Volk é um homem magro com cabelo negro ondeado, e olhos que se transformam em meias-luas quando reflecte. Inclinando-se para trás na sua cadeira, estuda um cartaz que quase ocupa todo o placard do seu escritório. Retrata os oceanos e a atmosfera como um só fluido, com camadas de densidade cada vez maiores. Até há cerca de duzentos anos, o dióxido de carbono da parte gasosa superior dissolvia-se na parte líquida de baixo a um ritmo constante, que mantinha o mundo em equilíbrio. Hoje, com os níveis atmosféricos de CO2 altíssimos, os oceanos precisam de se reajustar. Mas, por serem tão grandes, diz ele, isso leva tempo.

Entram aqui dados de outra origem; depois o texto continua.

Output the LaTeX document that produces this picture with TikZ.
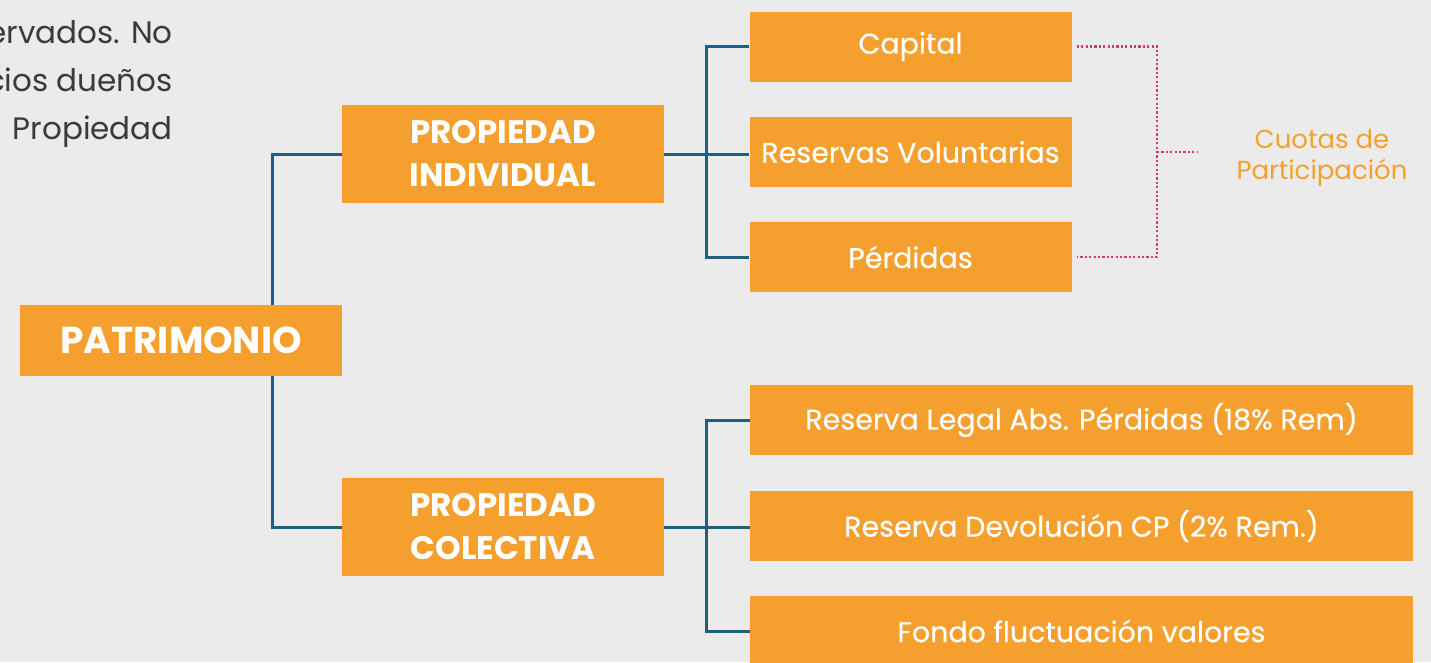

Digamos que deixa de haver quem queime combustíveis. A princípio, a superfície do oceano absorverá rapidamente o CO2. À medida que se satura, o processo abranda. Perde algum CO2 para organismos fotossintetizantes. Lentamente, à medida que os oceanos se misturam, ele afunda-se, e a água mais antiga, não saturada, vem das profundezas para o substituir». In Alan Weisman, O Mundo Sem Nós, Estrela Polar, Oficina do Livro, 2007, 2008, ISBN 978-972-892-977-0.